FTP calculation questions.

ben@31
ben@31 Posts: 2,327
Im new to powermeters and wanting to calculate my FTP. Ive read it needs to be 20 minutes max effort and Im now trying to find a quiet road thats long enough.

1) As long as I keep the effort up does the gradient make much difference? As one possible road starts to descend after several km by -1 to -2% ?

2) If I can turn around without stopping can you accurately calculate FTP by doing a "there and back" on the same stretch of road ?

3) Another road passes through a village with a poor road surface and a speed bump, if I ease off the effort for a few seconds will this alter the accuracy by much ?

4) More importantly how do you keep at 100% effort and not 95% or 90% ? I find I naturally slow down into my comfort zone and can always push harder.

Thanks.
"The Prince of Wales is now the King of France" - Calton Kirby

Comments

  • sungod
    sungod Posts: 16,736
    the 20 minute test is only an estimate

    far more important than ftp accuracy is consistency, you need to be able to repeat the test periodically to check what progress you are making, choose a test protocol and route that will enable this, stick to it

    personally i prefer to test on a turbo or wattbike, but if you will do it on the road choose the safest route, if there're traffic/other hazards it'll be harder to keep focussed and stay safe

    i wouldn't worry too much about momentary changes in effort, as long as your gearing allows taking the gradients without crazy cadence changes (efficiency varies with cadence) and you do any turn/whatever fast enough that you don't get any recovery time, just remember to keep it consistent each time you repeat

    your objective is to do 20 minutes at 100% of the effort you can sustain for that time, look at the stats from the powermeter data for your best 20 minute power, assuming you haven't been really trying so far, do some test runs to see what power you should aim at for the test, then when you do the test keep to that power, not under, not over

    your performance can be constrained mentally as well as physically - if discomfort causes you to reduce effort, the ftp estimate is still valid, part of training is to learn to handle the discomfort/pain of high effort and keep cranking out the power
    my bike - faster than god's and twice as shiny
  • AK_jnr
    AK_jnr Posts: 717
    Mountains are the best, I've had my best 20 minute outputs on them but obviously thats not possible here.
    The best road I can find near me is an 8 minute climb but I can use the flat road leading in to it without interuptions to make it to 20 minutes. Not ideal if you have a tailwind as you will get to the top before the time is up but its repeatable which is the main thing.
  • amaferanga
    amaferanga Posts: 6,789
    Doesn't need to be 20 minutes.
    More problems but still living....
  • ben@31 wrote:
    Im new to powermeters and wanting to calculate my FTP. Ive read it needs to be 20 minutes max effort and Im now trying to find a quiet road thats long enough.
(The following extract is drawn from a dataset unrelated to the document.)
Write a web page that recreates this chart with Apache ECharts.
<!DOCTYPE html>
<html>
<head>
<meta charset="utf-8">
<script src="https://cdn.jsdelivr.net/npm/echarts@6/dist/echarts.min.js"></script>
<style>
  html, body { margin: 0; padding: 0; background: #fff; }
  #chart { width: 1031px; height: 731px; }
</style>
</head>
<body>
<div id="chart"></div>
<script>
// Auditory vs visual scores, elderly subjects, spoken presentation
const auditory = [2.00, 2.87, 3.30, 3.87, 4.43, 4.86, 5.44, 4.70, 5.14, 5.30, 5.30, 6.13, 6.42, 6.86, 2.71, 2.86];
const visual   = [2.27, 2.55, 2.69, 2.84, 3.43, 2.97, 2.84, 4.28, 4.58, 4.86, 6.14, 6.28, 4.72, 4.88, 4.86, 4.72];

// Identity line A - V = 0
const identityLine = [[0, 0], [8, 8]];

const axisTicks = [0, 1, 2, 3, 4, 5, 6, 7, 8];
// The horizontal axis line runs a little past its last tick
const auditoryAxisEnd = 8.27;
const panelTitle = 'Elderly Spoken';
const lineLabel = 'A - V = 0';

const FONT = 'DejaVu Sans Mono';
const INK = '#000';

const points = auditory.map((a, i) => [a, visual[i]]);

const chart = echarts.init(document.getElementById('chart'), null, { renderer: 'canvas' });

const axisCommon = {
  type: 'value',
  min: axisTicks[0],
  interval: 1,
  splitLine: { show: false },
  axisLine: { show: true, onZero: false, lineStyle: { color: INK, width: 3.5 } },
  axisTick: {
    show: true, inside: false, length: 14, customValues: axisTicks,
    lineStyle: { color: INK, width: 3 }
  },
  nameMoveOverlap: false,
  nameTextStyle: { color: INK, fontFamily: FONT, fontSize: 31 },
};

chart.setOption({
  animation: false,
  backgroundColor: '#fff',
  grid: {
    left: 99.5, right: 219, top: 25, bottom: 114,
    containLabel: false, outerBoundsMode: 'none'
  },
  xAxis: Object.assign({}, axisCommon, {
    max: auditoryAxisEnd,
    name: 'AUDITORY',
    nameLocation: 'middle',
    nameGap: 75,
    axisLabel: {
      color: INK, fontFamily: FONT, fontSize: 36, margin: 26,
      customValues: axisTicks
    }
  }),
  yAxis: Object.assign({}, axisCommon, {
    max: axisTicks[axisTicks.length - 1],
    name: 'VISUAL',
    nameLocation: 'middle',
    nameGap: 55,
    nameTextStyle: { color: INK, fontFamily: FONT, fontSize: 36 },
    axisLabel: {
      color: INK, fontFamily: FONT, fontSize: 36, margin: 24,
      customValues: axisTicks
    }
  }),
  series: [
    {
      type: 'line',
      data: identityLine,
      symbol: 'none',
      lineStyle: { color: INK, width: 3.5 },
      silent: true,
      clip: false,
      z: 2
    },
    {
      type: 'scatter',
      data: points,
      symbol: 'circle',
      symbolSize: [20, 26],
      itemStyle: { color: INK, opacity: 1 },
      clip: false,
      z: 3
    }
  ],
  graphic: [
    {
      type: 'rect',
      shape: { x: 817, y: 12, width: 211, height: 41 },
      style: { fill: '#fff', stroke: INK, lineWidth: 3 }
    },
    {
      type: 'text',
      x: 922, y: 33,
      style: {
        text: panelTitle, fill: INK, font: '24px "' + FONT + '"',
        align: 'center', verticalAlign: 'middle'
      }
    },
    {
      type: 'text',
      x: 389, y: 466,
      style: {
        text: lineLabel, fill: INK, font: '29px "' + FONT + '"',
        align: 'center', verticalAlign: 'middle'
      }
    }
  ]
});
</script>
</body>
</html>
    1) As long as I keep the effort up does the gradient make much difference? As one possible road starts to descend after several km by -1 to -2% ?

    2) If I can turn around without stopping can you accurately calculate FTP by doing a "there and back" on the same stretch of road ?

    3) Another road passes through a village with a poor road surface and a speed bump, if I ease off the effort for a few seconds will this alter the accuracy by much ?

    4) More importantly how do you keep at 100% effort and not 95% or 90% ? I find I naturally slow down into my comfort zone and can always push harder.

    Thanks.
    1. negative gradients can be harder to keep the power up on, depends on how well you concentrate on keeping the effort going.

    2. yes, the short time not pedalling isn't a big deal and the brief break just enables you to go a bit harder when you are pedalling

    3. as above, not really

    4. Pacing is a skill you learn with practice. Don't expect your first attempt to be right on the money. I often suggest a course that one can ride for longer than 20-min (loop courses are good if you have one). Start out pretty conservatively for first 5-min, below what you think you can do, then gradually lift as you get deeper into the effort. If it's clear you can go a fair bit harder and your opening minutes were well down on power, then simply extend the duration of your effort so you get 20 or so minutes at the higher power.

    There are many ways to establish FTP. Taking a percentage of your mean maximal 20-min power is another, although I'd probably use that as part of another method, e.g. establishing your Critical Power*. If finding a suitable course is problematic, there are other ways of getting a good estimate. Nowadays there are some good analytics software models that can examine your rides for data and extract the mean maximal data automatically to provide an FTP estimate. Some models are better than others though.

    * If you can get a good 20-min effort in (or longer), it would also help to also do a mean maximal effort over say 4-6 minutes as well. Combining the data from two test efforts for ~4-6 minutes and another for ~25 minutes enables you to calculate your Critical Power, which will be a good estimate of FTP provided you include the longer test.
  • philbar72
    philbar72 Posts: 2,229
    amaferanga wrote:
    Doesn't need to be 20 minutes.
    this. I do 12 and 15 minute sessions as well as the ubiquitous 3 x8 to work out where I am.